Stated task> Skip the pictures, please, and write out exactly the lines from the opening of the data through the line containing "66, 67, 68];".
━━ Dataset excerpt ━━
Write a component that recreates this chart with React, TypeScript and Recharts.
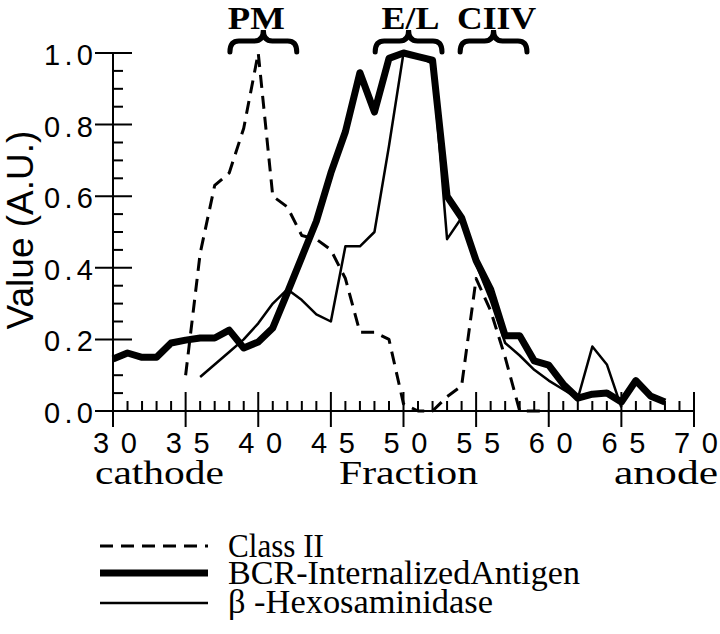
import React from 'react';
import { LineChart, Line, XAxis, YAxis, ReferenceArea, Legend } from 'recharts';

// ---------- data ----------
const fractions = [30, 31, 32, 33, 34, 35, 36, 37, 38, 39, 40, 41, 42, 43, 44, 45, 46, 47, 48, 49, 50, 51, 52, 53, 54, 55, 56, 57, 58, 59, 60, 61, 62, 63, 64, 65, 66, 67, 68];

const classIIValues = [null, null, null, null, null,
  0.1, 0.44, 0.63, 0.665, 0.79, 1.0, 0.6, 0.57, 0.49, 0.48, 0.45, 0.37, 0.22, 0.22, 0.2,
  0.02, 0.0, 0.0, 0.04, 0.07, 0.37, 0.28, 0.15, 0.0, 0.0, 0.0,
  null, null, null, null, null, null, null, null];

const bcrValues = [0.145, 0.162, 0.15, 0.15, 0.19, 0.198, 0.204, 0.204, 0.226, 0.176, 0.193, 0.232,
  0.33, 0.43, 0.53, 0.665, 0.78, 0.945, 0.835, 0.985, 1.0, 0.99, 0.98,
  0.6, 0.54, 0.42, 0.34, 0.21, 0.21, 0.14, 0.128, 0.075, 0.036, 0.047, 0.05, 0.025, 0.085, 0.042, 0.025];

const hexValues = [null, null, null, null, null, null,
  0.095, 0.13, 0.165, 0.2, 0.245, 0.3, 0.34, 0.31, 0.27, 0.25,
  0.46, 0.46, 0.5, 0.74, 1.0, 0.99, 0.97, 0.48, 0.54, 0.41,
  0.31, 0.19, 0.155, 0.115, 0.085, 0.06, 0.035, 0.18, 0.13, 0.01,
  null, null, null];

const xTicks = [30, 31, 32, 33, 34, 35, 36, 37, 38, 39, 40, 41, 42, 43, 44, 45, 46, 47, 48, 49, 50, 51, 52, 53, 54, 55, 56, 57, 58, 59, 60, 61, 62, 63, 64, 65, 66, 67, 68, 69, 70];
const yTicks = [0, 0.05, 0.1, 0.15, 0.2, 0.25, 0.3, 0.35, 0.4, 0.45, 0.5, 0.55, 0.6, 0.65, 0.7, 0.75, 0.8, 0.85, 0.9, 0.95, 1.0];

const seriesKeys = ['classII', 'bcr', 'hex'];
const seriesNames = ['Class II', 'BCR-InternalizedAntigen', 'β -Hexosaminidase'];

const regionLabels = ['PM', 'E/L', 'CIIV'];
const regionStarts = [38.05, 48.05, 53.9];
const regionEnds = [42.65, 52.65, 58.5];

const data = fractions.map((f, i) => ({
  f,
  classII: classIIValues[i],
  bcr: bcrValues[i],
  hex: hexValues[i],
}));

// ---------- styles ----------
const SANS = '"Liberation Sans", Arial, sans-serif';
const SERIF = '"Liberation Serif", "Times New Roman", serif';
const seriesStyle: Record<string, { width: number; dash?: string }> = {
  classII: { width: 3, dash: '13 8' },
  bcr: { width: 7 },
  hex: { width: 2.5 },
};
const regionTextLen: Record<string, number> = { PM: 57, 'E/L': 58, CIIV: 79 };
const regionTextDx: Record<string, number> = { PM: -7, 'E/L': 2, CIIV: 3 };

const XTick = (props: any) => {
  const { x, y, payload } = props;
  const v = payload.value as number;
  const major = v % 5 === 0;
  return (
    <g>
      {major ? (
        <line x1={x} x2={x} y1={y - 19} y2={y + 16} stroke="#000" strokeWidth={2} />
      ) : (
        <line x1={x} x2={x} y1={y - 10} y2={y} stroke="#000" strokeWidth={2} />
      )}
      {major && (
        <text x={x + 2} y={y + 42} textAnchor="middle" fontFamily={SANS} fontSize={29}
          textLength={44} lengthAdjust="spacing" fill="#000">
          {String(v)}
        </text>
      )}
    </g>
  );
};

const YTick = (props: any) => {
  const { x, y, payload } = props;
  const v = payload.value as number;
  const major = Math.round(v * 100) % 20 === 0;
  return (
    <g>
      {major ? (
        <line x1={x - 18} x2={x + 19} y1={y} y2={y} stroke="#000" strokeWidth={2} />
      ) : (
        <line x1={x} x2={x + 10} y1={y} y2={y} stroke="#000" strokeWidth={2} />
      )}
      {major && (
        <text x={x - 20} y={y + 12} textAnchor="end" fontFamily={SANS} fontSize={29}
          textLength={49} lengthAdjust="spacing" fill="#000">
          {v.toFixed(1)}
        </text>
      )}
    </g>
  );
};

const XLabel = (props: any) => {
  const vb = props.viewBox || { x: 113, y: 411, width: 581 };
  const base = vb.y + 73;
  return (
    <g fontFamily={SERIF} fontSize={33} fill="#000">
      <text x={vb.x - 18} y={base} textLength={129} lengthAdjust="spacingAndGlyphs">cathode</text>
      <text x={vb.x + vb.width / 2 + 5} y={base} textAnchor="middle" textLength={139} lengthAdjust="spacingAndGlyphs">Fraction</text>
      <text x={vb.x + vb.width + 24} y={base} textAnchor="end" textLength={104} lengthAdjust="spacingAndGlyphs">anode</text>
    </g>
  );
};

const YLabel = (props: any) => {
  const vb = props.viewBox || { x: 0, y: 53, height: 358 };
  const cy = vb.y + vb.height / 2 - 2;
  return (
    <text transform={`translate(33, ${cy}) rotate(-90)`} textAnchor="middle"
      fontFamily={SANS} fontSize={37} fill="#000">
      Value (A.U.)
    </text>
  );
};

const makeBrace = (label: string) => (props: any) => {
  const { x, y, width, height } = props;
  const x0 = x, x1 = x + width, xm = x + width / 2;
  const yb = y + height, yt = y, ymid = y + 11;
  const r = 9;
  const d = `M ${x0} ${yb} Q ${x0} ${ymid} ${x0 + r} ${ymid} L ${xm - r} ${ymid} Q ${xm} ${ymid} ${xm} ${yt} Q ${xm} ${ymid} ${xm + r} ${ymid} L ${x1 - r} ${ymid} Q ${x1} ${ymid} ${x1} ${yb}`;
  return (
    <g>
      <path d={d} fill="none" stroke="#000" strokeWidth={5} strokeLinecap="round" />
      <text x={xm + regionTextDx[label]} y={yt - 1} textAnchor="middle" fontFamily={SERIF} fontWeight="bold" fontSize={32}
        textLength={regionTextLen[label]} lengthAdjust="spacingAndGlyphs" fill="#000">
        {label}
      </text>
    </g>
  );
};

const LegendBox = () => {
  const lineY = [46, 73, 103];
  const textY = [57, 84, 113];
  const textX = [228, 228, 228];
  const textLen = [96, 352, 265];
  return (
    <svg width={720} height={134} style={{ display: 'block' }}>
      {seriesKeys.map((k, i) => (
        <g key={k}>
          <line x1={100} x2={208} y1={lineY[i]} y2={lineY[i]} stroke="#000"
            strokeWidth={seriesStyle[k].width} strokeDasharray={seriesStyle[k].dash} />
          <text x={textX[i]} y={textY[i]} fontFamily={SERIF} fontSize={33} fill="#000"
            textLength={textLen[i]} lengthAdjust="spacingAndGlyphs">
            {seriesNames[i]}
          </text>
        </g>
      ))}
    </svg>
  );
};

export default function App() {
  return (
    <div style={{ position: 'absolute', left: 0, top: 0, width: 720, height: 634, background: '#fff' }}>
      <LineChart width={720} height={634} data={data}
        margin={{ top: 53, right: 26, left: 0, bottom: 193 }}>
        <XAxis dataKey="f" type="number" domain={[30, 70]} ticks={xTicks} interval={0}
          height={30} tickSize={0} tickMargin={0} tickLine={false}
          axisLine={{ stroke: '#000', strokeWidth: 2 }} tick={<XTick />}
          label={<XLabel />} />
        <YAxis type="number" domain={[0, 1]} ticks={yTicks} interval={0}
          width={113} tickSize={0} tickMargin={0} tickLine={false}
          axisLine={{ stroke: '#000', strokeWidth: 2 }} tick={<YTick />}
          label={<YLabel />} />
        {regionLabels.map((lab, i) => (
          <ReferenceArea key={lab} x1={regionStarts[i]} x2={regionEnds[i]} y1={1.003} y2={1.064}
            ifOverflow="visible" shape={makeBrace(lab)} />
        ))}
        <Line dataKey="hex" name={seriesNames[2]} type="linear" stroke="#000" strokeWidth={2.5}
          dot={false} activeDot={false} isAnimationActive={false} strokeLinejoin="round" />
        <Line dataKey="classII" name={seriesNames[0]} type="linear" stroke="#000" strokeWidth={3}
          strokeDasharray="13 8" dot={false} activeDot={false} isAnimationActive={false} strokeLinejoin="round" />
        <Line dataKey="bcr" name={seriesNames[1]} type="linear" stroke="#000" strokeWidth={7}
          dot={false} activeDot={false} isAnimationActive={false} strokeLinejoin="round" />
        <Legend layout="vertical" align="center" verticalAlign="middle"
          wrapperStyle={{ position: 'absolute', left: 0, top: 500, width: 720, height: 134, margin: 0 }}
          content={() => <LegendBox />} />
      </LineChart>
    </div>
  );
}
━━━
Result>
Write a component that recreates this chart with React, TypeScript and Recharts.
import React from 'react';
import { LineChart, Line, XAxis, YAxis, ReferenceArea, Legend } from 'recharts';

// ---------- data ----------
const fractions = [30, 31, 32, 33, 34, 35, 36, 37, 38, 39, 40, 41, 42, 43, 44, 45, 46, 47, 48, 49, 50, 51, 52, 53, 54, 55, 56, 57, 58, 59, 60, 61, 62, 63, 64, 65, 66, 67, 68];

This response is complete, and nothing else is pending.